Alkira’s Cloud Services Exchange (CSX) is a global network cloud delivered as-a-service. Under this model, says the company, your entire end-to-end network is drawn on a digital design canvas, provisioned in one click, and ready for use in minutes. No hardware to procure, no software to download, and no cloud to learn.

Khan explains that with a Network Cloud model, everything from services to policies is fully automated with no need to configure anything. Policies can be defined to steer traffic through the network with no need to think about how it all connects. You’re not relying on a single cloud provider’s infrastructure, and you can span many different providers.

“Public cloud companies offer connectivity across their environment, but they all do this differently,” he adds. “But there’s a need for a common infrastructure from a connectivity perspective, seamless across all environments, multi-cloud, hybrid, on-demand. This needs to be configured in minutes and provisioned immediately right across any geography in the world – anywhere to anywhere. Cloud, as we see it, is the new edge.”

Steven Schuchart is Principal Analyst, Enterprise Networking with independent analyst firm Global Data. A former Cisco employee, Schuchart was part of the team involved in the acquisition of Viptela by Cisco in 2017, a key moment in the evolution of SD-WAN.

“Alkira is moving on to the next level of simplification,” he believes. “That’s where their value is. If you step back and look at SD-WAN, that brought ease of use and the kind of flexibility and agility that companies need. It gave the ability to make changes at speed across multiple branch sites, and it brought a level of security. Companies that had been used to deploying two or three senior people on branch networking all the time suddenly needed only one or two junior people in that role. This is what Alkira wants to do for cloud. They want to make it into something you can set up in a few minutes. It’s about easy set up and use.”

Ultimately, says Schuchart, Network Cloud is about making applications run faster and increasing business agility: “What the founders of Alkira are doing is taking what they learned with Viptela and SD-WAN and moving it up a layer or two to something more like cloud as a service,” he concludes.

As Alkira bids to establish Network Cloud as a distinct category, there are of course other players in the enterprise networking space that share at least some of his vision. “We see a market developing for what we called multi-cloud networking services,” says Brad Casemore, Research Vice President, Datacenter Networks with independent analyst firm IDC. “Alkira is going all the way up the stack to the application layer. That’s good, because the value of networking is in how it supports applications.”
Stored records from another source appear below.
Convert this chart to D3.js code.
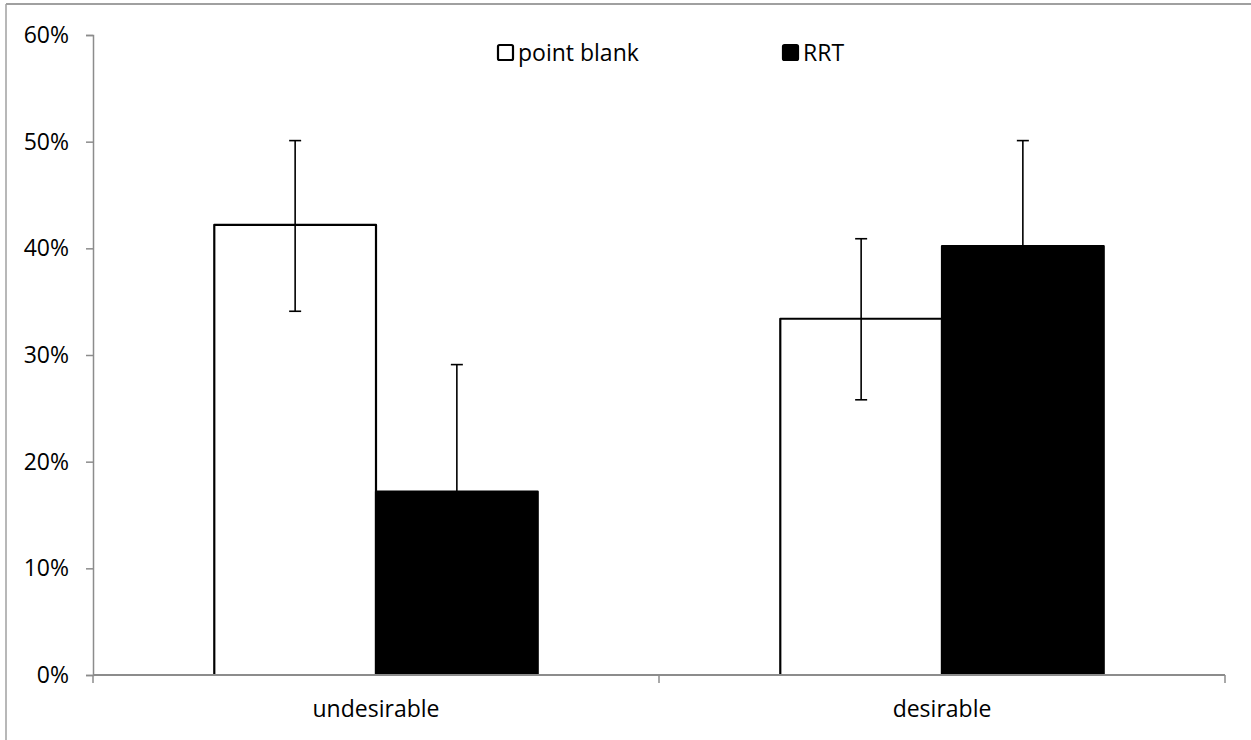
<!DOCTYPE html>
<html>
<head>
<meta charset="utf-8">
<script src="https://cdn.jsdelivr.net/npm/d3@7"></script>
<style>
  html, body { margin: 0; padding: 0; background: #fff; }
  svg { display: block; }
  text { font-family: "Open Sans", Lato, sans-serif; fill: #000; }
</style>
</head>
<body>
<svg id="chart" width="1251" height="740"></svg>
<script>
// Response categories and the two survey methods
const categories = ["undesirable", "desirable"];
const seriesNames = ["point blank", "RRT"];
const pointBlank = [0.422, 0.334];
const rrt = [0.172, 0.402];
// Upper and lower bounds of the error bars
const pointBlankHigh = [0.501, 0.409];
const pointBlankLow = [0.341, 0.258];
const rrtHigh = [0.291, 0.501];
const rrtLow = [0.053, 0.303];
const yTicks = [0, 0.1, 0.2, 0.3, 0.4, 0.5, 0.6];

const svg = d3.select("#chart");
const W = 1251, H = 740;
const margin = { left: 93, right: 26, top: 35, bottom: 65 };

// Outer frame lines
svg.append("line").attr("x1", 6).attr("x2", W).attr("y1", 4).attr("y2", 4)
  .attr("stroke", "#a0a0a0").attr("stroke-width", 2);
svg.append("line").attr("x1", 6).attr("x2", 6).attr("y1", 4).attr("y2", H)
  .attr("stroke", "#a0a0a0").attr("stroke-width", 1.5);

const x0 = d3.scaleBand().domain(categories)
  .range([margin.left, W - margin.right]).paddingInner(0).paddingOuter(0);
const gapShare = 0.75 / 3.5; // gap width 150%
const x1 = d3.scaleBand().domain(seriesNames)
  .range([x0.bandwidth() * gapShare, x0.bandwidth() * (1 - gapShare)]);
const y = d3.scaleLinear().domain([0, 0.6]).range([H - margin.bottom, margin.top]);

const axisColor = "#8c8c8c";
const fontSize = "23px";

// Y axis
const yAxis = svg.append("g").attr("transform", `translate(${margin.left},0)`)
  .call(d3.axisLeft(y).tickValues(yTicks).tickFormat(d3.format(".0%")).tickSize(7).tickPadding(17));
yAxis.select(".domain").attr("stroke", axisColor).attr("stroke-width", 1.5);
yAxis.selectAll(".tick line").attr("stroke", axisColor).attr("stroke-width", 1.5);
yAxis.selectAll(".tick text").style("font-size", fontSize).attr("fill", "#000")
  .style("font-family", "'Open Sans', sans-serif");

// Bars
const rows = categories.map((c, i) => ({
  cat: c,
  vals: [
    { s: "point blank", v: pointBlank[i], hi: pointBlankHigh[i], lo: pointBlankLow[i], fill: "#ffffff" },
    { s: "RRT", v: rrt[i], hi: rrtHigh[i], lo: rrtLow[i], fill: "#000000" }
  ]
}));

const groups = svg.append("g").selectAll("g").data(rows).join("g")
  .attr("transform", d => `translate(${x0(d.cat)},0)`);

groups.selectAll("rect").data(d => d.vals).join("rect")
  .attr("x", d => x1(d.s))
  .attr("y", d => y(d.v))
  .attr("width", x1.bandwidth())
  .attr("height", d => y(0) - y(d.v))
  .attr("fill", d => d.fill)
  .attr("stroke", "#000")
  .attr("stroke-width", 2.2)
  .attr("stroke-linejoin", "round");

// Error bars
const cap = 6;
const eb = groups.selectAll("g.err").data(d => d.vals).join("g").attr("class", "err");
eb.append("line")
  .attr("x1", d => x1(d.s) + x1.bandwidth() / 2)
  .attr("x2", d => x1(d.s) + x1.bandwidth() / 2)
  .attr("y1", d => y(d.hi)).attr("y2", d => y(d.lo))
  .attr("stroke", "#000").attr("stroke-width", 1.6);
eb.append("line")
  .attr("x1", d => x1(d.s) + x1.bandwidth() / 2 - cap)
  .attr("x2", d => x1(d.s) + x1.bandwidth() / 2 + cap)
  .attr("y1", d => y(d.hi)).attr("y2", d => y(d.hi))
  .attr("stroke", "#000").attr("stroke-width", 1.6);
eb.append("line")
  .attr("x1", d => x1(d.s) + x1.bandwidth() / 2 - cap)
  .attr("x2", d => x1(d.s) + x1.bandwidth() / 2 + cap)
  .attr("y1", d => y(d.lo)).attr("y2", d => y(d.lo))
  .attr("stroke", "#000").attr("stroke-width", 1.6);

// X axis with category boundary ticks
const xAxisG = svg.append("g").attr("transform", `translate(0,${y(0)})`);
xAxisG.append("line").attr("x1", margin.left).attr("x2", W - margin.right)
  .attr("y1", 0).attr("y2", 0).attr("stroke", axisColor).attr("stroke-width", 2);
const bounds = [x0(categories[0]), x0(categories[1]), x0(categories[1]) + x0.bandwidth()];
xAxisG.selectAll("line.tk").data(bounds).join("line").attr("class", "tk")
  .attr("x1", d => d).attr("x2", d => d).attr("y1", 0).attr("y2", 8)
  .attr("stroke", axisColor).attr("stroke-width", 1.5);
xAxisG.selectAll("text").data(categories).join("text")
  .attr("x", d => x0(d) + x0.bandwidth() / 2)
  .attr("y", 42)
  .attr("text-anchor", "middle")
  .style("font-size", fontSize)
  .text(d => d);

// Legend
const legend = svg.append("g");
const legendItems = [
  { name: seriesNames[0], x: 498, fill: "#fff" },
  { name: seriesNames[1], x: 783, fill: "#000" }
];
const lg = legend.selectAll("g").data(legendItems).join("g")
  .attr("transform", d => `translate(${d.x},45)`);
lg.append("rect").attr("x", 0).attr("y", 0).attr("width", 15).attr("height", 15)
  .attr("rx", 1.5).attr("fill", d => d.fill).attr("stroke", "#000").attr("stroke-width", 2.2);
lg.append("text").attr("x", 20).attr("y", 16).style("font-size", fontSize).text(d => d.name);
</script>
</body>
</html>
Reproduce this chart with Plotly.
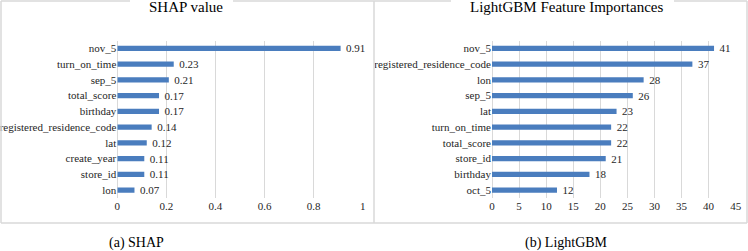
import plotly.graph_objects as go

W, H = 748, 251

shap_features = ["nov_5", "turn_on_time", "sep_5", "total_score", "birthday",
                 "registered_residence_code", "lat", "create_year", "store_id", "lon"]
shap_values = [0.91, 0.23, 0.21, 0.17, 0.17, 0.14, 0.12, 0.11, 0.11, 0.07]

lgb_features = ["nov_5", "registered_residence_code", "lon", "sep_5", "lat",
                "turn_on_time", "total_score", "store_id", "birthday", "oct_5"]
lgb_values = [41, 37, 28, 26, 23, 22, 22, 21, 18, 12]

shap_ticks = [0, 0.2, 0.4, 0.6, 0.8, 1]
shap_ticktext = ["0", "0.2", "0.4", "0.6", "0.8", "1"]
lgb_ticks = [0, 5, 10, 15, 20, 25, 30, 35, 40, 45]

BAR = "#4A7DBE"
GRID = "#D9D9D9"
FONT = "Liberation Serif"
TXT = "#262626"

def px(x):
    return x / W

def py(y):
    return 1 - y / H

fig = go.Figure()
fig.add_trace(go.Bar(
    x=shap_values, y=shap_features, orientation="h",
    marker=dict(color=BAR, line=dict(width=0)), width=0.32,
    text=["  %s" % v for v in shap_values], textposition="outside",
    constraintext="none",
    textfont=dict(family=FONT, size=11, color=TXT), cliponaxis=False,
    xaxis="x", yaxis="y", showlegend=False, hoverinfo="skip"))
fig.add_trace(go.Bar(
    x=lgb_values, y=lgb_features, orientation="h",
    marker=dict(color=BAR, line=dict(width=0)), width=0.32,
    text=["  %s" % v for v in lgb_values], textposition="outside",
    constraintext="none",
    textfont=dict(family=FONT, size=11, color=TXT), cliponaxis=False,
    xaxis="x2", yaxis="y2", showlegend=False, hoverinfo="skip"))

ydom = [py(198), py(40.5)]
common_x = dict(showgrid=True, gridcolor=GRID, gridwidth=1, zeroline=True,
                zerolinecolor=GRID, zerolinewidth=1, showline=False, ticks="",
                tickfont=dict(family=FONT, size=11, color=TXT), fixedrange=True,
                automargin=False)
common_y = dict(showgrid=False, zeroline=False, showline=False, ticks="",
                autorange="reversed", type="category",
                tickfont=dict(family=FONT, size=11, color=TXT),
                fixedrange=True, automargin=False)

fig.update_layout(
    width=W, height=H, margin=dict(l=0, r=0, t=0, b=0, pad=0, autoexpand=False),
    paper_bgcolor="white", plot_bgcolor="white",
    font=dict(family=FONT),
    xaxis=dict(domain=[px(117.3), px(362.7)], range=[0, 1], tickvals=shap_ticks,
               ticktext=shap_ticktext, anchor="y", **common_x),
    yaxis=dict(domain=ydom, anchor="x", categoryorder="array",
               categoryarray=shap_features, **common_y),
    xaxis2=dict(domain=[px(492), px(735.7)], range=[0, 45], tickvals=lgb_ticks,
                anchor="y2", **common_x),
    yaxis2=dict(domain=ydom, anchor="x2", categoryorder="array",
                categoryarray=lgb_features, **common_y),
)

# panel borders (with gaps behind titles)
BORDER = dict(color="#D9D9D9", width=1.5)
def seg(x0, y0, x1, y1):
    fig.add_shape(type="line", xref="paper", yref="paper",
                  x0=px(x0), y0=py(y0), x1=px(x1), y1=py(y1), line=BORDER)

# left box
seg(1, 1, 130, 1); seg(233, 1, 374, 1)
seg(1, 1, 1, 223); seg(374, 1, 374, 223); seg(1, 223, 374, 223)
# right box
seg(374, 1, 451, 1); seg(674, 1, 747, 1)
seg(747, 1, 747, 223); seg(374, 223, 747, 223)

def note(text, x, y, size):
    fig.add_annotation(text=text, xref="paper", yref="paper", x=px(x), y=py(y),
                       xanchor="center", yanchor="middle", showarrow=False,
                       font=dict(family=FONT, size=size, color="#000000"))

note("SHAP value", 186, 7.5, 15)
note("LightGBM Feature Importances", 566, 7.5, 15)
note("(a) SHAP", 136, 242.5, 14)
note("(b) LightGBM", 566, 242.5, 14)

fig.write_html("out.html",
               config={"displayModeBar": False, "staticPlot": True},
               post_script="document.body.style.margin='0';document.body.style.padding='0';")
Casemore also identifies Volterra as having ‘some very interesting technology’. “And there’s Aviatrix that has probably been around longest in the multi-cloud space,” he adds. “You could also apply what Aryaka does to some of these challenges. Cato has a cloud networking offer too, very much from a security background. All these players are dedicated to hiding cloud complexity away from the enterprise customer.”

So is there an appetite out there among enterprise CIOs for all these disruptive multi-cloud solutions and new network-as-a-service models?

Rik Turner, principal analyst for IT Security and Technology with analyst firm Omdia certainly thinks so: “It is definitely useful to be able to set up a multi-cloud environment from day one where all the enterprise has to do is connect once to their network and get access to all those clouds, with no engineering on your part needed,” he says. “No need to worry that AWS does things slightly differently to Azure. All that complexity is abstracted away from the user. In some ways this model adheres to the spirit of SASE, which is to deliver networking and security functionality as a service from the cloud.”

“The COVID-19 pandemic has driven home the need for an agile and elastic network infrastructure delivered as-a-service to support the hyper-acceleration of enterprise cloud adoption,” points out Nick Lippis, Co-Founder and Co-Chair of ONUG, a community of IT business leaders set up to allow an exchange ideas and best practices. “The ONUG community embraces innovation and disruption and isn’t afraid to break business models. Network-as-a-service is now the new norm in enterprise cloud design.”